Likewise here, the common sense exercised by the court should have been in its appraisal of the testimony; it should have looked for any possible enlightenment touching the elements to be taken into consideration in determining the fair market value of the property and the reasonableness or unreasonableness of the opinions of the expert witnesses. For example, the owners' expert avowedly arrived at his opinion as to the value of the property exclusively by applying an arbitrary price of $100 per front foot for the whole of the property's 1320 odd feet in length — a means of appraisal that both of the Commonwealth's experts flatly rejected as being wholly inapplicable to a property such as was under consideration. What was credible in the circumstances as to the proper basis of appraisal? A view of the property revealed that, for its entire 1320 odd foot length, it was separated from the adjacent public highway by a creek 12 feet wide and, while the tract consisted of a more or less level shelf of varying depth of 100 to 200 feet going back from the creek, beyond that, it was a steep and unusable hillside. If, after endeavoring to determine the value of the property before and after the taking on the basis of the testimony, the court found itself unable to come to a conclusion, its proper recourse was to order a new trial. Indeed, "the great discrepancy between the market value as fixed by the respective witnesses of the parties" was one of the motivating factors for the earlier grant of a new trial in this case.

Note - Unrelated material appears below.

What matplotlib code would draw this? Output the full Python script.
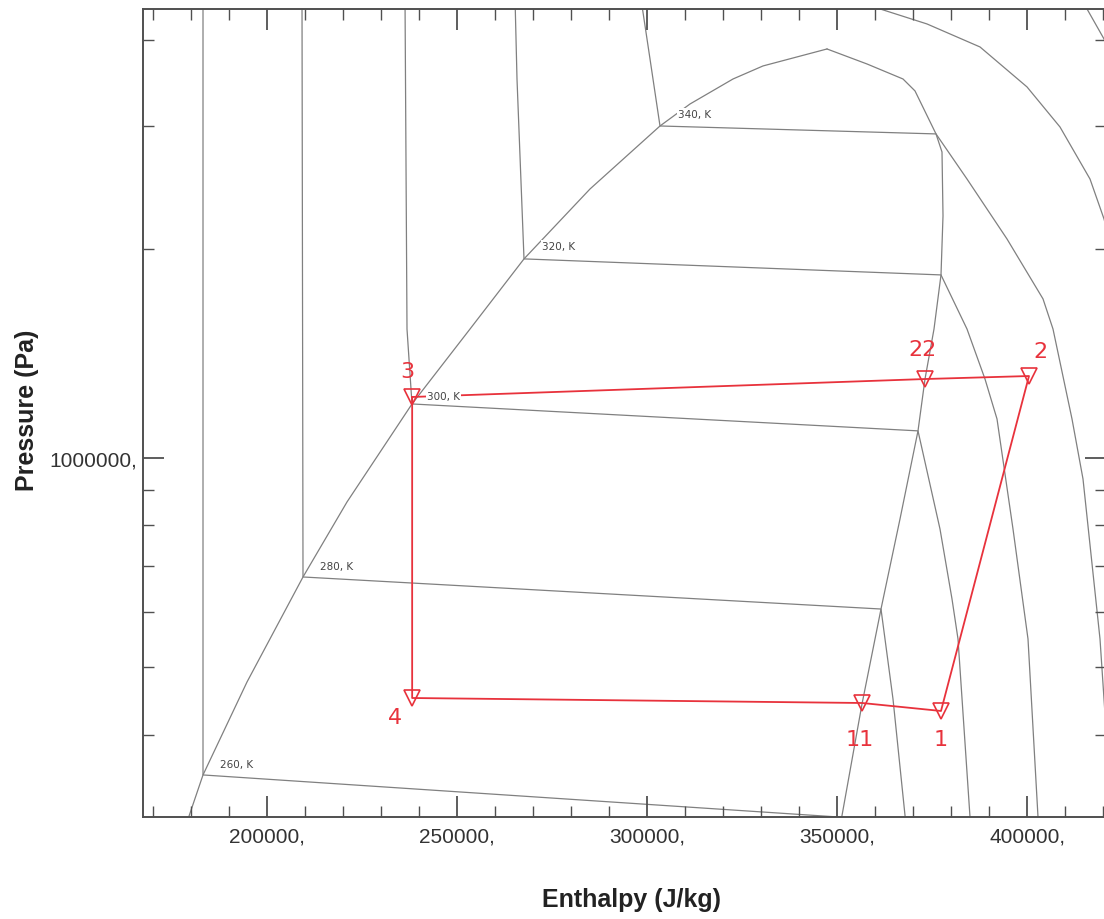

The Commonwealth further contends that the trial court erred in refusing to admit in evidence, for the purpose of impeaching the integrity of the plaintiffs' claim, the deed of conveyance by which the title to the property involved passed to the plaintiffs or their privies four years prior to the condemnation for a consideration of $6,000. Whether the deed should be admitted in evidence at the retrial will be a question for the trial court to determine in the light of the record before it. It is not possible now to know what the evidence offered by the plaintiffs at the new trial will be or the amount of their claim. Moreover, any question of remoteness, which can depend upon changed conditions as well as elapsed time, will be a matter for the trial court to pass upon in the exercise of its sound discretion. In Berkley v. Jeannette, 373 Pa. 376, 381, 96 A.2d 118, we indicated the circumstances under which the claimants' deed for the property involved in a condemnation proceeding may be admitted in evidence or inquired into at a trial of the issue as to the amount of the damages suffered.
Judgment reversed and a new trial awarded.